4. Chlorination and filter. Chlorination followed by filtration through a sand filter can remove any quantity of iron in any form. The chlorine oxidizes and precipitates the iron and the filter removes the particles. Carbon filtration may be required to remove excess chlorine.

1. Table I. Quick Reference to Water Treatment Devices.

Table II. Quick Reference for Correcting Household Water Quality Problems.
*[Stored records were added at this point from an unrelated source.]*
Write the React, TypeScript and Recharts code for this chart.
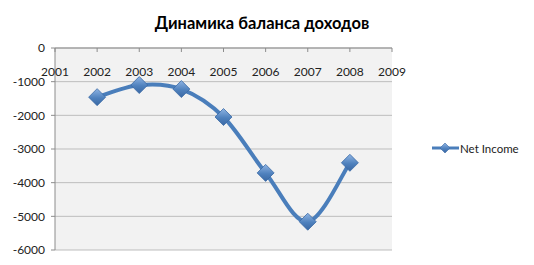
import { CartesianGrid, Line, LineChart, XAxis, YAxis } from "recharts";

const years = [2002, 2003, 2004, 2005, 2006, 2007, 2008];
const netIncome = [-1460, -1100, -1220, -2050, -3710, -5160, -3410];
const yearTicks = [2001, 2002, 2003, 2004, 2005, 2006, 2007, 2008, 2009];
const valueTicks = [0, -1000, -2000, -3000, -4000, -5000, -6000];

const data = years.map((year, i) => ({ year, netIncome: netIncome[i] }));

const LINE = "#4a7ebb";
const AXIS = "#8c8c8c";
const FONT = "Lato, 'Open Sans', sans-serif";

// Excel-like smoothed line (Catmull-Rom through every point)
const smoothCurve = (context: any) => {
  let pts: [number, number][] = [];
  return {
    areaStart() {},
    areaEnd() {},
    lineStart() {
      pts = [];
    },
    lineEnd() {
      const n = pts.length;
      if (!n) return;
      context.moveTo(pts[0][0], pts[0][1]);
      for (let i = 0; i < n - 1; i++) {
        const p0 = pts[Math.max(i - 1, 0)];
        const p1 = pts[i];
        const p2 = pts[i + 1];
        const p3 = pts[Math.min(i + 2, n - 1)];
        context.bezierCurveTo(
          p1[0] + (p2[0] - p0[0]) / 6,
          p1[1] + (p2[1] - p0[1]) / 6,
          p2[0] - (p3[0] - p1[0]) / 6,
          p2[1] - (p3[1] - p1[1]) / 6,
          p2[0],
          p2[1]
        );
      }
    },
    point(x: number, y: number) {
      pts.push([+x, +y]);
    },
  };
};

const Diamond = (props: any) => {
  const { cx, cy, index } = props;
  if (cx == null || cy == null) return null;
  const s = 8.5;
  return (
    <polygon
      key={`d-${index}`}
      points={`${cx},${cy - s} ${cx + s},${cy} ${cx},${cy + s} ${cx - s},${cy}`}
      fill="url(#diamondFill)"
      stroke="#3a6aa6"
      strokeWidth={0.8}
    />
  );
};

export default function App() {
  return (
    <div
      style={{
        position: "absolute",
        left: 0,
        top: 0,
        width: 534,
        height: 265,
        background: "#fff",
        fontFamily: FONT,
      }}
    >
      <div
        style={{
          position: "absolute",
          left: 0,
          width: 524,
          top: 13,
          textAlign: "center",
          fontSize: 16.5,
          fontWeight: 700,
          color: "#000",
        }}
      >
        Динамика баланса доходов
      </div>

      <LineChart width={534} height={265} data={data} margin={{ top: 48, right: 142, bottom: 15, left: 0 }}>
        <defs>
          <linearGradient id="diamondFill" x1="0" y1="0" x2="0" y2="1">
            <stop offset="0%" stopColor="#8fb4e3" />
            <stop offset="55%" stopColor="#4f81bd" />
            <stop offset="100%" stopColor="#3a68a3" />
          </linearGradient>
        </defs>
        <CartesianGrid vertical={false} fill="#f2f2f2" stroke="#bdbdbd" />
        <XAxis
          dataKey="year"
          type="number"
          domain={[2001, 2009]}
          ticks={yearTicks}
          orientation="top"
          mirror
          height={1}
          stroke={AXIS}
          tickSize={4}
          tickMargin={15}
          tick={{ fill: "#222", fontSize: 12, fontFamily: FONT }}
        />
        <YAxis
          type="number"
          domain={[-6000, 0]}
          ticks={valueTicks}
          width={55}
          stroke={AXIS}
          tickSize={4}
          tickMargin={6}
          tick={{ fill: "#222", fontSize: 12, fontFamily: FONT }}
        />
        <Line
          dataKey="netIncome"
          name="Net Income"
          type={smoothCurve as any}
          stroke={LINE}
          strokeWidth={4}
          dot={Diamond}
          activeDot={false}
          isAnimationActive={false}
        />
      </LineChart>

      <div
        style={{
          position: "absolute",
          left: 430,
          top: 140,
          display: "flex",
          alignItems: "center",
          fontSize: 11.5,
          color: "#222",
        }}
      >
        <svg width={30} height={16}>
          <defs>
            <linearGradient id="legendFill" x1="0" y1="0" x2="0" y2="1">
              <stop offset="0%" stopColor="#8fb4e3" />
              <stop offset="55%" stopColor="#4f81bd" />
              <stop offset="100%" stopColor="#3a68a3" />
            </linearGradient>
          </defs>
          <line x1={2} y1={8} x2={29} y2={8} stroke={LINE} strokeWidth={3} />
          <polygon points="15,3 20,8 15,13 10,8" fill="url(#legendFill)" stroke="#3a6aa6" strokeWidth={0.6} />
        </svg>
        <span>Net Income</span>
      </div>
    </div>
  );
}
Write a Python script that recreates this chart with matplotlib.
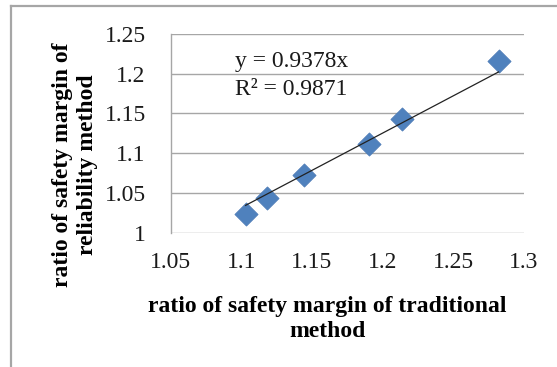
import matplotlib
matplotlib.use('Agg')
import matplotlib.pyplot as plt
from matplotlib.lines import Line2D

# data
traditional = [1.103, 1.118, 1.144, 1.190, 1.214, 1.282]
reliability = [1.024, 1.044, 1.072, 1.111, 1.143, 1.216]
slope = 0.9378
r_squared = 0.9871
x_ticks = [1.05, 1.1, 1.15, 1.2, 1.25, 1.3]
x_tick_labels = ['1.05', '1.1', '1.15', '1.2', '1.25', '1.3']
y_ticks = [1, 1.05, 1.1, 1.15, 1.2, 1.25]
y_tick_labels = ['1', '1.05', '1.1', '1.15', '1.2', '1.25']

plt.rcParams['font.family'] = ['Liberation Serif', 'DejaVu Serif']

W, H = 557, 367
fig = plt.figure(figsize=(W / 100, H / 100), dpi=100)
fig.patch.set_facecolor('white')

# outer chart border (gray)
border = '#a6a6a6'
fig.add_artist(Line2D([11 / W, 11 / W], [0, 1 - 6 / H], transform=fig.transFigure, color=border, lw=1.6))
fig.add_artist(Line2D([11 / W, 1], [1 - 6 / H, 1 - 6 / H], transform=fig.transFigure, color=border, lw=1.6))

ax = fig.add_axes([170.7 / W, (H - 232.7) / H, 353.3 / W, 198.7 / H])
ax.set_xlim(1.05, 1.3)
ax.set_ylim(1, 1.25)

# horizontal gridlines only
for yv in y_ticks:
    ax.axhline(yv, color='#a6a6a6', lw=1.0, zorder=1)

for side in ['top', 'right', 'bottom']:
    ax.spines[side].set_visible(False)
ax.spines['left'].set_color('#a6a6a6')
ax.spines['left'].set_linewidth(1.0)

ax.set_xticks(x_ticks)
ax.set_xticklabels(x_tick_labels)
ax.set_yticks(y_ticks)
ax.set_yticklabels(y_tick_labels)
ax.tick_params(axis='both', length=0, labelsize=17, colors='#1a1a1a')
ax.tick_params(axis='y', pad=18)
ax.tick_params(axis='x', pad=14)

ax.scatter(traditional, reliability, marker='D', s=140, color='#4f81bd',
           edgecolors='#4a7ab5', linewidths=0.5, zorder=3)

# linear trendline through origin
x0, x1 = min(traditional), max(traditional)
ax.plot([x0, x1], [slope * x0, slope * x1], color='#222222', lw=0.9, zorder=4)

ax.text(1.0955, 1.2155, f'y = {slope}x', fontsize=17, va='center', ha='left', color='#1a1a1a')
ax.text(1.0955, 1.1805, f'R² = {r_squared}', fontsize=17, va='center', ha='left', color='#1a1a1a')

fig.text(327 / W, 1 - 319 / H, 'ratio of safety margin of traditional\nmethod',
         ha='center', va='center', fontsize=17, fontweight='bold', linespacing=1.2)
fig.text(75 / W, 1 - 165 / H, 'ratio of safety margin of\nreliability method',
         ha='center', va='center', rotation=90, fontsize=17, fontweight='bold', linespacing=1.2)

fig.savefig('out.png', dpi=100)
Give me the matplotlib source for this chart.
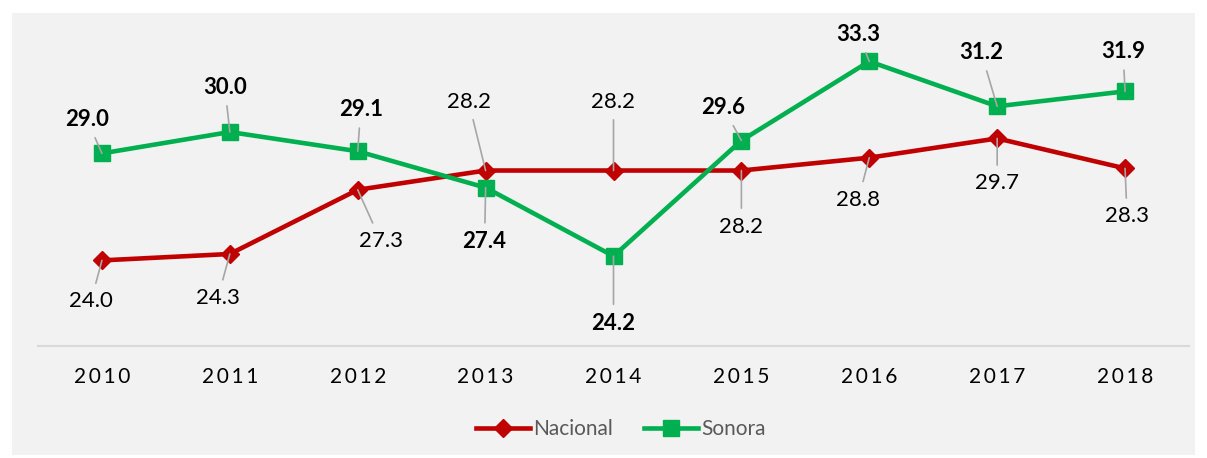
import matplotlib
matplotlib.use('Agg')
import matplotlib.pyplot as plt
from matplotlib.patches import Rectangle

# data
years = ['2010', '2011', '2012', '2013', '2014', '2015', '2016', '2017', '2018']
nacional = [24.0, 24.3, 27.3, 28.2, 28.2, 28.2, 28.8, 29.7, 28.3]
sonora = [29.0, 30.0, 29.1, 27.4, 24.2, 29.6, 33.3, 31.2, 31.9]

# label offsets (pixels) from each point
nac_offsets = [(-11, -41), (-12, -44), (23, -51), (-17, 69), (0, 69),
               (0, -56), (-11, -42), (0, -45), (2, -48)]
son_offsets = [(-15, 34), (-5, 45), (3, 42), (-1, -54), (0, -67),
               (-18, 33), (-11, 27), (-16, 54), (-2, 40)]

RED = '#c00000'
GREEN = '#00b050'
LEADER = '#a6a6a6'

plt.rcParams['font.family'] = ['Lato', 'DejaVu Sans']

fig = plt.figure(figsize=(12.07, 4.58), dpi=100)
fig.patches.append(Rectangle((12 / 1207, 3 / 458), (1195 - 12) / 1207, (455 - 13) / 458,
                             transform=fig.transFigure, facecolor='#f2f2f2',
                             edgecolor='none', zorder=-10))

ax = fig.add_axes([38 / 1207, 1 - 346 / 458, 1151 / 1207, 321 / 458])
ax.set_facecolor('none')
ax.set_zorder(1)

x = list(range(len(years)))
ax.plot(x, nacional, color=RED, lw=3.3, marker='D', markersize=9.5,
        label='Nacional', zorder=3)
ax.plot(x, sonora, color=GREEN, lw=3.3, marker='s', markersize=12,
        label='Sonora', zorder=3)

def add_labels(values, offsets, bold):
    for i, (v, off) in enumerate(zip(values, offsets)):
        ax.annotate(f'{v:.1f}', xy=(i, v), xytext=off, textcoords='offset pixels',
                    ha='center', va='center', fontsize=16,
                    fontweight='bold' if bold else 'normal', color='black',
                    arrowprops=dict(arrowstyle='-', color=LEADER, lw=1.2,
                                    shrinkA=4, shrinkB=0),
                    zorder=5)

add_labels(nacional, nac_offsets, False)
add_labels(sonora, son_offsets, True)

ax.set_xlim(-0.5, len(years) - 0.5)
ax.set_ylim(20, 35)
ax.set_yticks([])
ax.set_xticks(x)
ax.set_xticklabels(['\u2009'.join(y) for y in years], fontsize=15, color='black')
ax.tick_params(axis='x', length=0, pad=15)
for s in ['top', 'left', 'right']:
    ax.spines[s].set_visible(False)
ax.spines['bottom'].set_color('#d9d9d9')
ax.spines['bottom'].set_linewidth(1.5)

leg = fig.legend(loc='center', bbox_to_anchor=(621 / 1207, 1 - 429 / 458), ncol=2,
                 frameon=False, fontsize=15, handlelength=2.6, handletextpad=0.15,
                 columnspacing=1.5)
for t in leg.get_texts():
    t.set_color('#595959')

fig.savefig('out.png', dpi=100)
Many types of water treatment equipment are available to address water quality problems. Tables I and II can provide quick references to assist with treatment equipment selection. In addition, key steps to use in selecting water treatment equipment are:

1. Use appropriate tests to correctly identify the problem or problems which need to be addressed.
2. Identify options for correcting the problem.
3. Decide if whole-house or point-of-use treatment is most appropriate.
4. Select reputable dealers; ask for references.
5. Obtain second opinions.
6. Check to see if the proposed equipment has been tested or validated by independent organizations such as the National Sanitation Foundation or Water Quality Association.
7. Talk with others who have the same equipment you are considering.
8. Identify all costs including purchase price, and installation, operating, and routine required maintenance costs.
9. Understand what maintenance will be required.
10. Understand how to determine if the equipment is operating satisfactorily.
11. Determine if the system has adequate capacity for your needs.
12. Determine the expected life of the equipment and components.
13. Understand any warranty provided with the equipment.